The government sharply revised the GDP growth estimates for the last two financial years, resulting in a 7.2% expansion in 2017-18 and an 8.2% acceleration in economic activity in 2016-17 — making the year of demonetisation the fastest growing fiscal since 2010-11.
The numbers for 2016-17 surprised economists as there was widespread belief that demonetisation slowed down the economy significantly. With quarterly estimates for the year unavailable, analysts were unable to get a fix on the numbers.
Another economist suggested that CSO may have over-estimated the extent of economic activity in the informal sector, which is seen to have borne the brunt of the Modi government’s decision to scrap the old Rs.500 and Rs.1,000 notes.
Government officials said the impact of demonetisation was not felt so significantly up to December, when the old currency could still be used for several transactions.
The economy took a hit in the March-quarter as well as the June-quarter, when the effect of de-stocking ahead of GST launch added to the pressure, according to government officials.

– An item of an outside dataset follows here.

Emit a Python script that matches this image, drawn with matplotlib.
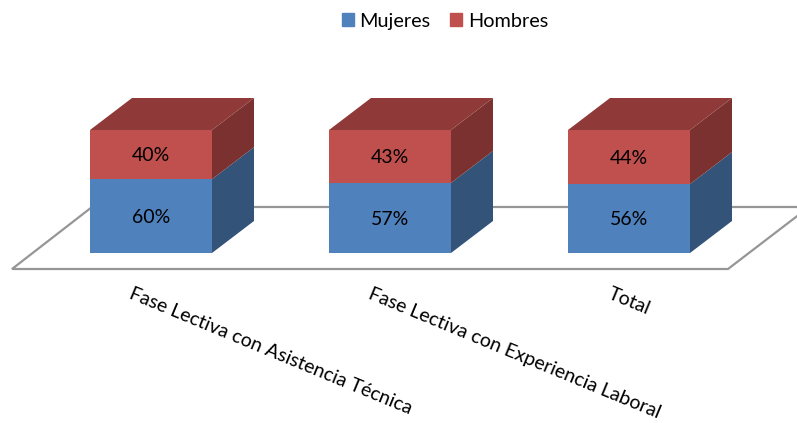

Based on the gross value added, at constant prices, the sharpest revision was seen in case of agriculture, real estate, transport, other services and construction, which some of the economists suggested did not tally with the reports post-demonetisation.
Policymakers have been ecstatic that India has maintained its position as the fastest growing major economy in the world as growth in China is expected to moderate.
Typically, GDP numbers undergo three four revisions from the time preliminary advance estimates are released. The Central Statistics Office said that the revision for 2016-17 was based on updated estimates of production and prices on the farm and industrial sector, revised spending and tax data for the Centre and the states, corporate performance numbers as well as the latest statistics on the financial sector.